We get a rather substantial winter break at SUNY Brockport, and I often use this time to do something “different”. This year, I wanted to explore image generation using AI (since everything AI is all the rage right now). Furthermore, I upgraded my computer recently and purchased a high(er) end graphics card. I got to thinking that running AI generation software locally might be a good test of my system, but needed a project. Then, I found this in my inbox:
I tend not to trust NY Times emails (if you trust blocked content, then any ads in the email are shown; however if I go directly to the website, my adblockers do their job). What is interesting is that the alt text for the image seems very AI-like. I wonder why a company focused on writing words needs to use an AI to generate a caption for an image they created (hopefully that is the case). It got me thinking: if they used AI to generate this caption, I would like to see what AI does with those words as a prompt to generate images.
I would not say that getting my computer set up for image generation was trivial; however, the documentation at huggingface has been extremely helpful with clear and concise examples. Knowing a bit of python – and knowing that ChatGPT can generate the code I don’t know, has made creating a simple locally-driven image generation app fairly straightforward.
Anyway, on to the results. I took the caption above and used that to prompt some image generation models. There are a bunch out there, including stable diffusion, open journey, and open dalle. I’ve got a version of each stored locally, and here’s what they came up with.
PROMPT: An illustration of a silhouetted cut out of a woman from the shoulders up on a wooden surface. Through the negative space of the woman we see blue sky with white daisies and green leaves flowing in a circular pattern.
The first up is stable diffusion, which is relatively quick on my computer, generating the four examples above in about 30 seconds. It seems to get the silhouette, white daises, and circular pattern correct and wooden surface, but is not consistent on the “from the shoulders up” and doesn’t do much with the “green leaves”. None of these images seem to be something that NYTimes would publish. Note, at the time of this writing, I haven’t looked at the actual image. I’m going to wait to do that until after AI has generated the images.

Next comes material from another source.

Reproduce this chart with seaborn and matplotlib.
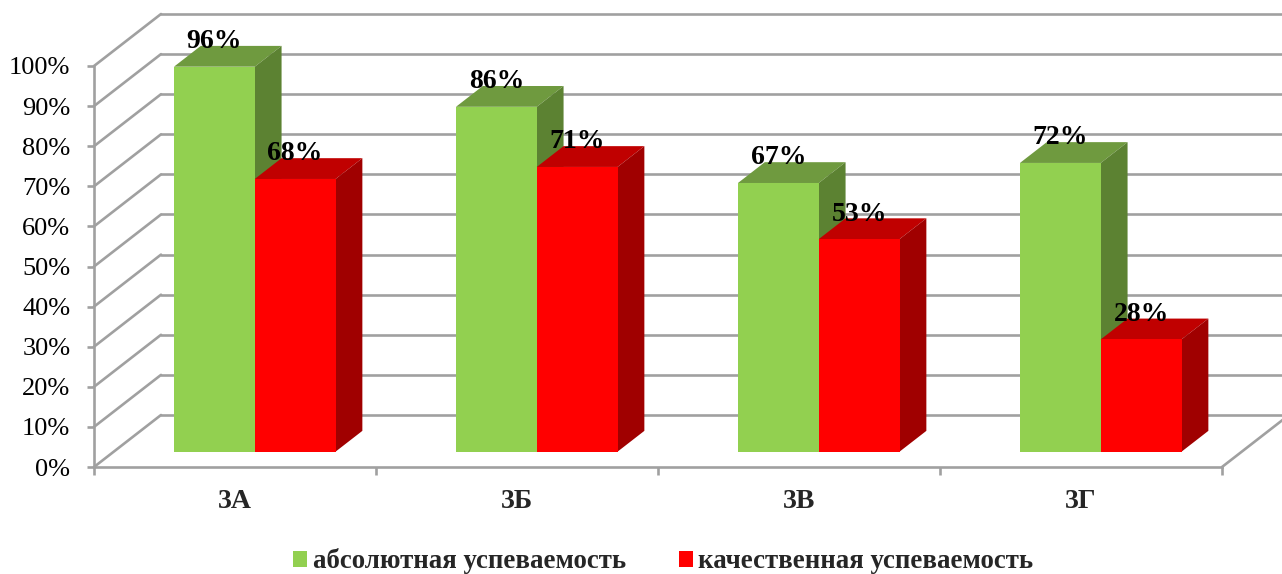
import matplotlib
matplotlib.use('Agg')
import matplotlib.pyplot as plt
import matplotlib.ticker as mtick
from matplotlib.patches import Polygon
from matplotlib.transforms import Affine2D
import pandas as pd
import seaborn as sns

classes = ['3А', '3Б', '3В', '3Г']
absolute = [96, 86, 67, 72]
quality = [68, 71, 53, 28]
series_names = ['абсолютная успеваемость', 'качественная успеваемость']
y_ticks = [0, 10, 20, 30, 40, 50, 60, 70, 80, 90, 100]

front_colors = ['#92D050', '#FF0000']
side_colors = ['#5C8232', '#A00000']
top_colors = ['#6F9A3F', '#C00000']
grid_color = '#A0A0A0'

# depth of the box in pixels, the bars stand part of the way in
DEPTH_X, DEPTH_Y = 67, 52
BAR_NEAR = 0.295
BAR_FAR = 0.695

sns.set_style('white')
plt.rcParams['font.family'] = ['Liberation Serif', 'DejaVu Serif']

df = pd.DataFrame({'class': classes, series_names[0]: absolute, series_names[1]: quality})
df = df.melt(id_vars='class', var_name='series', value_name='value')

fig = plt.figure(figsize=(12.82, 5.74), dpi=100)
ax = fig.add_axes([94 / 1282, (574 - 467) / 574, (1222 - 94) / 1282, (467 - 66) / 574])

sns.barplot(data=df, x='class', y='value', hue='series', hue_order=series_names,
            palette=front_colors, width=0.573, gap=0, dodge=True, saturation=1,
            linewidth=0, ax=ax)
ax.set_xlim(-0.5, 3.5)
ax.set_ylim(0, 100)


def depth_shift(d):
    return ax.transData + Affine2D().translate(DEPTH_X * d, DEPTH_Y * d)


# walls and floor
for y in y_ticks:
    ax.plot([-0.5, 3.5], [y, y], color=grid_color, lw=1.9, transform=depth_shift(1),
            clip_on=False, zorder=1)
    x0, y0 = ax.transData.transform((-0.5, y))
    ax.plot([x0, x0 + DEPTH_X], [y0, y0 + DEPTH_Y], color=grid_color, lw=1.9,
            transform=None, clip_on=False, zorder=1)
x0, y0 = ax.transData.transform((3.5, 0))
ax.plot([x0, x0 + DEPTH_X], [y0, y0 + DEPTH_Y], color=grid_color, lw=1.9,
        transform=None, clip_on=False, zorder=1)

# front faces come from seaborn, sides and tops are built on their corners
dx = DEPTH_X * (BAR_FAR - BAR_NEAR)
dy = DEPTH_Y * (BAR_FAR - BAR_NEAR)
for h, container in enumerate(ax.containers):
    for bar in container:
        bar.set_transform(depth_shift(BAR_NEAR))
        bar.set_clip_on(False)
        bar.set_zorder(4 + 2 * h)
        x1, x2 = bar.get_x(), bar.get_x() + bar.get_width()
        tr = depth_shift(BAR_NEAR)
        (xl, yb), (xr, yt) = tr.transform([(x1, 0), (x2, bar.get_height())])
        top = [(xl, yt), (xr, yt), (xr + dx, yt + dy), (xl + dx, yt + dy)]
        side = [(xr, yb), (xr + dx, yb + dy), (xr + dx, yt + dy), (xr, yt)]
        ax.add_patch(Polygon(top, closed=True, fc=top_colors[h], ec='none', transform=None,
                             clip_on=False, zorder=3 + 2 * h))
        ax.add_patch(Polygon(side, closed=True, fc=side_colors[h], ec='none', transform=None,
                             clip_on=False, zorder=3 + 2 * h))
        ax.annotate(f'{bar.get_height():.0f}%', ((x1 + x2) / 2, bar.get_height()),
                    xytext=(DEPTH_X * BAR_NEAR, DEPTH_Y * BAR_NEAR + 25),
                    textcoords='offset pixels', ha='center', va='center',
                    fontsize=20, fontweight='bold', color='black', zorder=20,
                    annotation_clip=False)

sns.despine(ax=ax)
for side_name in ['left', 'bottom']:
    ax.spines[side_name].set_color(grid_color)
    ax.spines[side_name].set_linewidth(1.9)

ax.set_xlabel('')
ax.set_ylabel('')
ax.set_yticks(y_ticks)
ax.yaxis.set_major_formatter(mtick.PercentFormatter(decimals=0))
ax.tick_params(axis='y', left=True, length=5, width=1.9, color=grid_color, pad=12,
               labelsize=19, labelcolor='black')
ax.set_xticks([-0.5, 0.5, 1.5, 2.5, 3.5], minor=True)
ax.tick_params(axis='x', which='minor', bottom=True, length=6, width=1.9, color=grid_color)
ax.tick_params(axis='x', which='major', bottom=False, length=0, pad=16, labelsize=20)
for label in ax.get_xticklabels():
    label.set_fontweight('bold')

handles, labels = ax.get_legend_handles_labels()
ax.legend(handles, labels, loc='center', bbox_to_anchor=(663.5 / 1282, 1 - 561.5 / 574),
          bbox_transform=fig.transFigure, ncols=2, frameon=False,
          prop={'weight': 'bold', 'size': 19.4}, handlelength=0.52, handleheight=0.52,
          handletextpad=0.22, columnspacing=1.93, borderpad=0)

fig.savefig('out.png', dpi=100)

Next up is open journey, which has a very hard time with the wood portion of the prompt. Like stable diffusion, it is inconsistent with the “from the shoulders up” portion as well. Blue sky seems to be interpreted as blue hair in one case. We don’t even have circular patterns in all four cases. Flowers seem to be consistent.

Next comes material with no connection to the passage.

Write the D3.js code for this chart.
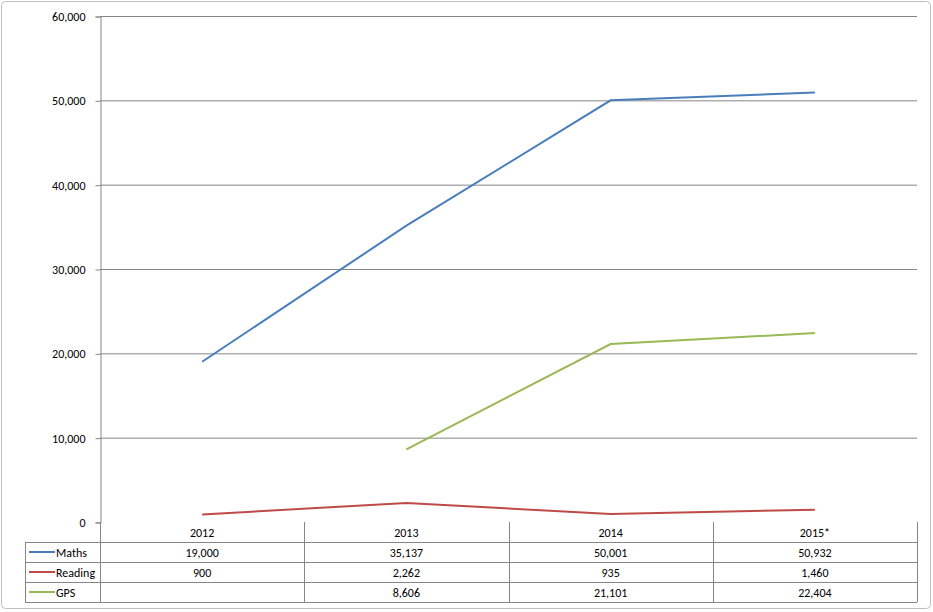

Last up is open dalle, which in my opinion generates the most stunning results. It is also the most processor-intensive of the three, requiring about five minutes to generate the grid of 4 images. I am impressed by the presence of wooden surfaces in all four and this model seems to be the only one to consistently interpret “from the shoulders up”. We still see some blue hair. None of these examples have what I might consider as “negative space”. Stable diffusion created two (the two right-hand side examples) and open journey created one (upper right).
So now the great reveal – here is the actual image. I suspect this is more suspenseful for me than my loyal readers.
First, let me credit Sean Dong for the image. Second, let me say that all three AI models did a pretty poor job at turning the (most likely AI generated) prompt back into an image. Granted, I am using publicly available models and I don’t know what they’ve been trained on (although there’s a better chance of learning that than with the commercial models). AI had a really hard time with the concept of “negative space” and none of them adequately represent the flowers and sky within the negative space.
This little exercise gets me thinking about what would happen if I run the create an image/create a prompt cycle for multiple iterations and see what happens to the image. Does it converge on a consistent image/prompt combination or blow up and go in some bizarre direction? I’ve got another week before having to think about classes, so perhaps I’ll find out.
An interesting experiment.
The kind of thing that will keep your interest even once the semester starts, I expect. Good luck with it.
Hey Bob—I know you are a Mathematica head….
You can do Dall-E-3 image generation from within Mathematica 13.3+
https://jschrier.github.io/blog/2023/11/24/Dall-E-3-image-generation-in-Mathematica.html
I have a few various experimentations of working with this programmatically, e.g., having gpt-4 generate text descriptions and then turning them into images, which might give you some ideas
https://jschrier.github.io/blog/tag/dall-e-3
(and of course, if you want to run locally: https://resources.wolframcloud.com/FunctionRepository/resources/StableDiffusionSynthesize/
Very cool – I’ve been out of the loop with respect to new Mathematica features.